Bardin v. Bardin, 51 N.M. 2, 177 P.2d 167 (1947)

Jan. 29, 1947 · Supreme Court of New Mexico · No. 4969
51 N.M. 2, 177 P.2d 167

177 P.2d 167


No. 4969.

Supreme Court of New Mexico.

Jan. 29, 1947.

Rehearing Denied Feb. 24, 1947.

*3Wm. J. Eaton, of Socorro, for appellant.

Ciaron E. Waggoner, of Socorro, for appellee.

McGHEE, Justice.

This is an appeal from a decree entered in a suit for divorce in the district court, in which it was held that certain property hereinafter described was community property of the parties and in which one-half of the appellant’s share thereof was awarded to appellee as alimony.

The property consisted of 622 acres of land, household goods, cattle, chickens and an old automobile, all of the value of $3,200. Entry was made on the land and patent obtained during the marriage relation. The filing fee and the cost of the improvements came out of appellant’s pension received as a Spanish American War veteran. The attorneys for the parties agreed at the close of the trial that the personalty was community property and the evidence sun-ports such agreement.

The case was heard and decided in the trial court September 19,1945, and on October 5 following appellant filed a motion asking that the case be reopened for the taking of further testimony showing appellee had been in possession of more money than she testified. The motion was heard November 7, 1945, and denied, and decree was thereupon entered the same day. On November 14, 1945, new counsel appeared for appellant and filed a motion for a new trial asking that the same witness named in the previous motion be heard, and also claiming the court had erred in finding all of the property to be community property and in awarding the alimony.

In the pleadings each of the parties claimed all of the property to be their separate estate and appellee, who initiated the action, did not ask for alimony.

The appellant claims the trial court committed the following errors:

1. In refusing to grant his motion filed October 5 to produce additional testimony, and in refusing to grant that part of his motion filed November 14 to introduce substantially the same testimony.

2. In holding the property of the parties to be community property.

*43. In awarding alimony when it had not been asked in the complaint.
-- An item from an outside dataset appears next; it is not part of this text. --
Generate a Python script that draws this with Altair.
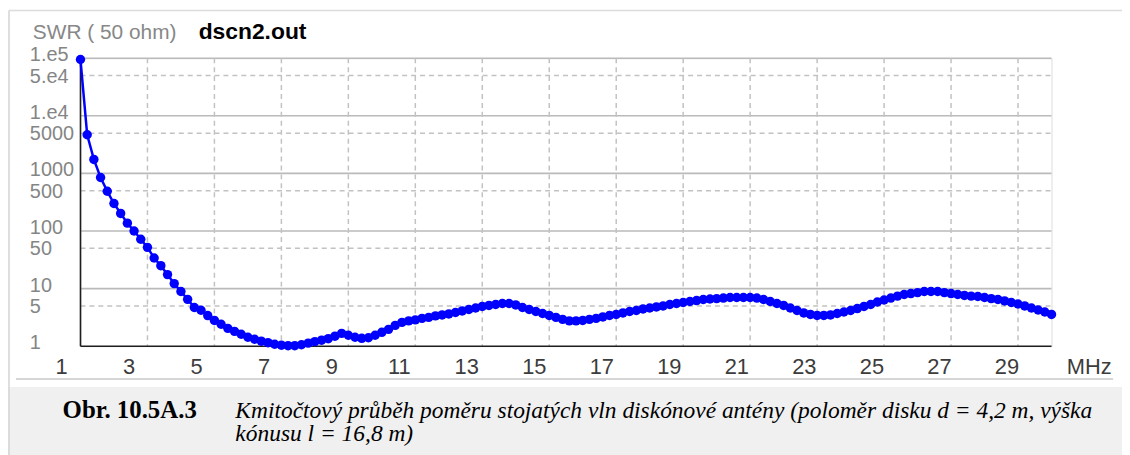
import altair as alt
import pandas as pd

# ---------------- data ----------------
freq_start = 1.0   # MHz
freq_step = 0.2    # MHz
swr_values = [
    95000, 4700, 1750, 850, 490, 300, 202, 137, 100, 72, 52, 34, 25, 17.5, 12.2, 8.9, 6.5, 4.7,
    4.2, 3.4, 2.8, 2.4, 2.04, 1.81, 1.61, 1.43, 1.32, 1.22, 1.15, 1.08, 1.04,
    1.02, 1.02, 1.06, 1.13, 1.2, 1.27, 1.35, 1.49, 1.67, 1.55, 1.43, 1.37, 1.40, 1.55, 1.74,
    1.96, 2.3, 2.59, 2.75, 2.86, 3.04, 3.16, 3.36, 3.49, 3.63, 3.85, 4.09, 4.34, 4.6, 4.9,
    5.1, 5.3, 5.5, 5.5, 5.2, 4.7, 4.34, 4.0, 3.7, 3.42, 3.16, 2.92, 2.75, 2.75, 2.8,
    2.92, 3.04, 3.22, 3.42, 3.56, 3.78, 4.0, 4.17, 4.43, 4.6, 4.8, 5.0, 5.3, 5.5, 5.74,
    5.97, 6.2, 6.46, 6.6, 6.7, 6.85, 7.0, 7.0, 7.0, 7.0, 6.85, 6.46, 5.97, 5.5, 5.1,
    4.6, 4.17, 3.78, 3.56, 3.42, 3.42, 3.49, 3.7, 3.92, 4.17, 4.5, 4.9, 5.3, 5.85, 6.33,
    6.85, 7.4, 7.9, 8.2, 8.5, 8.9, 8.9, 8.9, 8.5, 8.2, 7.9, 7.6, 7.4, 7.3, 7.0,
    6.7, 6.46, 6.1, 5.74, 5.4, 5.0, 4.6, 4.25, 3.92, 3.56,
]
freqs = [round(freq_start + freq_step * i, 1) for i in range(len(swr_values))]

x_grid_values = [3, 5, 7, 9, 11, 13, 15, 17, 19, 21, 23, 25, 27, 29]
x_tick_values = [1, 3, 5, 7, 9, 11, 13, 15, 17, 19, 21, 23, 25, 27, 29]
x_tick_labels = [str(v) for v in x_tick_values]
y_major = [1, 10, 100, 1000, 10000, 100000]
y_major_labels = ["1", "10", "100", "1000", "1.e4", "1.e5"]
y_minor = [5, 50, 500, 5000, 50000]
y_minor_labels = ["5", "50", "500", "5000", "5.e4"]

title_left = "SWR ( 50 ohm)"
title_file = "dscn2.out"
x_unit = "MHz"
caption_label = "Obr. 10.5A.3"
caption_line1 = "Kmitočtový průběh poměru stojatých vln diskónové antény (poloměr disku d = 4,2 m, výška"
caption_line2 = "kónusu l = 16,8 m)"

# ---------------- layout ----------------
W, H = 978, 290
PAD = {"left": 73, "top": 49, "right": 71, "bottom": 108}
SANS = "Liberation Sans"
SERIF = "Liberation Serif"

xscale = alt.Scale(domain=[1, 30], nice=False, zero=False)
yscale = alt.Scale(type="log", domain=[1, 100000], nice=False)
label_scale = alt.Scale(domain=[1.559, 30.32], nice=False, zero=False)

one = pd.DataFrame({"k": [0]})
df = pd.DataFrame({"f": freqs, "swr": swr_values})
major_df = pd.DataFrame({"v": y_major, "t": y_major_labels})
minor_df = pd.DataFrame({"v": y_minor, "t": y_minor_labels})

# caption background and frame
caption_bg = alt.Chart(one).mark_rect(color="#f0f0f0").encode(
    x=alt.value(-73), x2=alt.value(W + 71), y=alt.value(331), y2=alt.value(400)
)
sep_line = alt.Chart(one).mark_rule(color="#c8c8c8", strokeWidth=1.5).encode(
    x=alt.value(-65), x2=alt.value(1040), y=alt.value(323)
)
top_border = alt.Chart(one).mark_rule(color="#dcdcdc", strokeWidth=1.5).encode(
    x=alt.value(-72), x2=alt.value(W + 71), y=alt.value(-48)
)
left_border = alt.Chart(one).mark_rule(color="#d4d4d4", strokeWidth=1.5).encode(
    x=alt.value(-72), y=alt.value(-48), y2=alt.value(400)
)

# grid
h_major = alt.Chart(major_df).transform_filter("datum.v > 1").mark_rule(
    color="#bababa", strokeWidth=1.6
).encode(y=alt.Y("v:Q", scale=yscale, axis=None), x=alt.value(0), x2=alt.value(W))
h_minor = alt.Chart(minor_df).mark_rule(
    color="#c2c2c2", strokeWidth=1.5, strokeDash=[5, 4]
).encode(y=alt.Y("v:Q", scale=yscale, axis=None), x=alt.value(0), x2=alt.value(W))
v_grid = alt.Chart(pd.DataFrame({"v": x_grid_values})).mark_rule(
    color="#c2c2c2", strokeWidth=1.5, strokeDash=[5, 4]
).encode(x=alt.X("v:Q", scale=xscale, axis=None), y=alt.value(0), y2=alt.value(H))

# axis lines
axis_bottom = alt.Chart(one).mark_rule(color="#1e1e1e", strokeWidth=1.6).encode(
    x=alt.value(0), x2=alt.value(W), y=alt.value(H)
)
axis_left = alt.Chart(one).mark_rule(color="#1e1e1e", strokeWidth=1.6).encode(
    x=alt.value(0), y=alt.value(0), y2=alt.value(H)
)

# data
line = alt.Chart(df).mark_line(color="#0000ff", strokeWidth=2.5).encode(
    x=alt.X("f:Q", scale=xscale, axis=None),
    y=alt.Y("swr:Q", scale=yscale, axis=None),
)
points = alt.Chart(df).mark_circle(color="#0000ff", size=90, opacity=1).encode(
    x=alt.X("f:Q", scale=xscale, axis=None),
    y=alt.Y("swr:Q", scale=yscale, axis=None),
)

# y tick labels (through the y scale)
y_labels_major = alt.Chart(major_df).mark_text(
    font=SANS, fontSize=20, color="#858585", align="left", baseline="alphabetic", dy=3
).encode(y=alt.Y("v:Q", scale=yscale, axis=None), x=alt.value(-51), text="t:N")
y_labels_minor = alt.Chart(minor_df).mark_text(
    font=SANS, fontSize=20, color="#858585", align="left", baseline="alphabetic", dy=7
).encode(y=alt.Y("v:Q", scale=yscale, axis=None), x=alt.value(-51), text="t:N")

# x tick labels (drawn through their own scale)
x_labels = alt.Chart(pd.DataFrame({"v": x_tick_values, "t": x_tick_labels})).mark_text(
    font=SANS, fontSize=22, color="#3c3c3c", align="center", baseline="alphabetic"
).encode(x=alt.X("v:Q", scale=label_scale, axis=None), y=alt.value(318), text="t:N")


def txt(s, x, y, **kw):
    return alt.Chart(one).mark_text(text=s, baseline="alphabetic", **kw).encode(
        x=alt.value(x), y=alt.value(y)
    )


t_swr = txt(title_left, -48, -19, align="left", font=SANS, fontSize=21, color="#878787")
t_file = txt(title_file, 119, -19, align="left", font=SANS, fontSize=23, fontWeight="bold", color="#000000")
t_mhz = txt(x_unit, 1016, 318, align="center", font=SANS, fontSize=22, color="#3c3c3c")
c_lab = txt(caption_label, -18, 362, align="left", font=SERIF, fontSize=25, fontWeight="bold", color="#000000")
c_l1 = txt(caption_line1, 156, 362, align="left", font=SERIF, fontSize=23.6, fontStyle="italic", color="#000000")
c_l2 = txt(caption_line2, 156, 386, align="left", font=SERIF, fontSize=23.6, fontStyle="italic", color="#000000")

chart = alt.layer(
    caption_bg, sep_line, top_border, left_border,
    h_major, h_minor, v_grid, axis_bottom, axis_left,
    line, points, y_labels_major, y_labels_minor, x_labels,
    t_swr, t_file, t_mhz, c_lab, c_l1, c_l2,
).resolve_scale(x="independent").properties(
    width=W, height=H, padding=PAD, autosize=alt.AutoSizeParams(type="none")
).configure_view(stroke=None).configure(background="#ffffff")

chart.save("out.html", embed_options={"renderer": "svg", "actions": False})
4. That the awarding of alimony is a violation of the due process clause of the state and federal constitution. Const. Art. 2, § 18; U.S.Const. Amend. 14.

The reopening of the case was a matter resting in the sound discretion of the trial judge, and we do not believe that he abused such discretion.
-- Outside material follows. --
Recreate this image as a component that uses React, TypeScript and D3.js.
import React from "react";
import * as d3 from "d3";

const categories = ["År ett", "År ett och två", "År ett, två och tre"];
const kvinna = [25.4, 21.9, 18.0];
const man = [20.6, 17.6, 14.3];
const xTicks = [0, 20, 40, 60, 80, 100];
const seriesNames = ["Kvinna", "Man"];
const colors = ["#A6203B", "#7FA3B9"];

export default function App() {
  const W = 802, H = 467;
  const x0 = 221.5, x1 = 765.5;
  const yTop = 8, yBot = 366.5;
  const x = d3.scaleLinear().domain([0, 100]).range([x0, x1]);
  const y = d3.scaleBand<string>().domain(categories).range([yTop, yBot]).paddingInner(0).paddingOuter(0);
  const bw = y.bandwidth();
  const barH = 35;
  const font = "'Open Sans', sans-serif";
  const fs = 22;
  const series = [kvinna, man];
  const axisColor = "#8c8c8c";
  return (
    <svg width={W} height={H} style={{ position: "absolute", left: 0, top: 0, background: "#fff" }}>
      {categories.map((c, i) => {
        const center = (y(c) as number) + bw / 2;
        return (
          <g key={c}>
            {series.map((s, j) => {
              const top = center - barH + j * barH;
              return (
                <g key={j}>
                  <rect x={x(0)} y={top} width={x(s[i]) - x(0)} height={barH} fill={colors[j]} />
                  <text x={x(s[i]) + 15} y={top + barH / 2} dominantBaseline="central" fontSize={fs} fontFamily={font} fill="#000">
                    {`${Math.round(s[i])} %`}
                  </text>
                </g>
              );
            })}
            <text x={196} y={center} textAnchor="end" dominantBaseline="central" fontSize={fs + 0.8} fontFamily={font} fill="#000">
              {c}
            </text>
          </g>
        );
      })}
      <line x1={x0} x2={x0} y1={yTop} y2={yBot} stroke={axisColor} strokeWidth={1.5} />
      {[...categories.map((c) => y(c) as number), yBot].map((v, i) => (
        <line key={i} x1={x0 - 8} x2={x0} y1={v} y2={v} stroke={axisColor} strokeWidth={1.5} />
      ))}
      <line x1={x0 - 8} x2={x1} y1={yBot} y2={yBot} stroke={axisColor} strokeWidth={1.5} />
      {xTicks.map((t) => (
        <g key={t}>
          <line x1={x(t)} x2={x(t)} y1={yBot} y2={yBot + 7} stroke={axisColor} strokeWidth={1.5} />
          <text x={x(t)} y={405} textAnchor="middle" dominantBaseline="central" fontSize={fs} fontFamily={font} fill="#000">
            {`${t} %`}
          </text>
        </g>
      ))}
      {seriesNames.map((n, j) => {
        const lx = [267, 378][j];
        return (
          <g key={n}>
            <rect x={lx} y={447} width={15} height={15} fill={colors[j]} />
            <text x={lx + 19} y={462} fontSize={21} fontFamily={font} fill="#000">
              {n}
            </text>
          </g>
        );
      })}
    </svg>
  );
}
The homestead having been entered and patented during the existence of the marriage relationship was community property. Citizens’ Nat. Bank of Albuquerque v. Ruley, 29 N.M. 662, 226 P. 416; McDonald v. Lambert, 43 N.M. 27, 85 P.2d 78, 120 A.L.R. 250.

The appellant did not state amount expended by him out of his claimed separate funds for filing fees and improvements, so we. cannot give him credit therefor.
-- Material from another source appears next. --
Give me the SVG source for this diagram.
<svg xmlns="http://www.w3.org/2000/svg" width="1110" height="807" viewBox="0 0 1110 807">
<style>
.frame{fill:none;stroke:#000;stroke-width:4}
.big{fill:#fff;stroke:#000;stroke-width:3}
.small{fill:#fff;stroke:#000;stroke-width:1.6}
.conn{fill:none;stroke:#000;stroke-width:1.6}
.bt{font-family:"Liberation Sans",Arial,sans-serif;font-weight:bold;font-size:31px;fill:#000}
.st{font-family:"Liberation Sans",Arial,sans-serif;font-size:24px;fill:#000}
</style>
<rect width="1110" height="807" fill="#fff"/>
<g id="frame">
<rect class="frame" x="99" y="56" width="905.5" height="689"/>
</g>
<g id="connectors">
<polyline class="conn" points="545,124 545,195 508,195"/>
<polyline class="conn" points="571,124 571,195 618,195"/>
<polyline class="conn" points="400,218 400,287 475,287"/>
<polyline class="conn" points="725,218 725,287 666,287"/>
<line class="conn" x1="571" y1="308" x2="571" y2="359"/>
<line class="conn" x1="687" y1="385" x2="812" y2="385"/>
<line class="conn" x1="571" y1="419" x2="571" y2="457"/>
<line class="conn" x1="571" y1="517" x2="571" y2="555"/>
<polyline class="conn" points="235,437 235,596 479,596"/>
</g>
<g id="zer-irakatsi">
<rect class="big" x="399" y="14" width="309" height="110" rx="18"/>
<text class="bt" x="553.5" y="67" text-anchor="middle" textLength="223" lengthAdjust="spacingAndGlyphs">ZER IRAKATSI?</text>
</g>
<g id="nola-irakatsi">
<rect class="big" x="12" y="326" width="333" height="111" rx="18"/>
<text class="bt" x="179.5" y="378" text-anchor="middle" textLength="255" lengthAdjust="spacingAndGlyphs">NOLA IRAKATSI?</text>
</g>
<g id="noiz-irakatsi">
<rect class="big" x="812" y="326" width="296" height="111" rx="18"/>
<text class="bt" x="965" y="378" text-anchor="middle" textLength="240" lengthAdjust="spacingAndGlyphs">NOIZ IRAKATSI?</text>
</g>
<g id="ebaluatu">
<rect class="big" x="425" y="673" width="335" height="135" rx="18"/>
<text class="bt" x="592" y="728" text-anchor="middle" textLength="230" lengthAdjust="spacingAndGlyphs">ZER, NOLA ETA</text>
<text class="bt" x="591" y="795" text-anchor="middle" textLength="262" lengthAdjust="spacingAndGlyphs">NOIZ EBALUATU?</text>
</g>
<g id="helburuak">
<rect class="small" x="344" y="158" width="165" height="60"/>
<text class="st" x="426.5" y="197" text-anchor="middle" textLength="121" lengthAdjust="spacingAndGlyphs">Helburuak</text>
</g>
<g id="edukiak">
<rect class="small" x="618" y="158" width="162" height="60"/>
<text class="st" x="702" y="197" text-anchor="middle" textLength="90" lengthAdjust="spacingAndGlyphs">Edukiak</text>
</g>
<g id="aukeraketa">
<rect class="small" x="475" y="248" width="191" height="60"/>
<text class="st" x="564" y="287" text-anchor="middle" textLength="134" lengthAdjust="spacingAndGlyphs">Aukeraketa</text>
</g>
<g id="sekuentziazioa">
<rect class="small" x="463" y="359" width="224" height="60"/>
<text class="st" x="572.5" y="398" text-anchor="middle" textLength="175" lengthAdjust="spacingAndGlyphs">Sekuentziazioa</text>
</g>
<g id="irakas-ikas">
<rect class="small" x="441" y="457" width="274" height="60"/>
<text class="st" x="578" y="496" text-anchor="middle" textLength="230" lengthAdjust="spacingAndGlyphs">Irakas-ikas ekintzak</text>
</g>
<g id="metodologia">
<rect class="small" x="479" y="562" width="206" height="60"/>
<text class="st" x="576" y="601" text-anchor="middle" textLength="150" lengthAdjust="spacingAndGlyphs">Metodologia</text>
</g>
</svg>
The appellant allowed appellee to testify without objection that she was old, sick, unable to work, and destitute. This was admissible only on the question of alimony and appellant thereby waived the failure to plead it, and the trial court, following the well-established rule of this court, treated the pleadings as amended. The testimony shows the parties were married in the Philippines' in 1909 where appellant was a soldier in the United States Army; he lost or spent her inheritance of 10,000 pesos ($5,000 in our money) before bringing her, a Filipino, to this country in 1932, and then in 1945, when she was old, sick and unable to work, drove her from his home. He has a pension of $75 per month, is entitled to medical and hospital care from the government, and we feel he has no cause for complaint for this award of $800 in alimony.

Appellant’s claim that the allowance of alimony violates the due process clause of the state and federal constitutions does not meet with favor. It is provided for by statute, Sec. 25-706, 1941 Comp., and has been directly approved by this court. See Cassan v. Cassan, 27 N.M. 256, 199 P. 1010; Golden v. Golden, 41 N.M. 356, 68 P.2d 928.

The judgment of the trial court will be affirmed and the cause remanded to the District Court with instructions to render judgment against the sureties on the supersedeas bond and to enforce its decree, and it is so ordered.

BICKLEY, C. J., and BRICE, SADLER, and LUJAN, JJ., concur.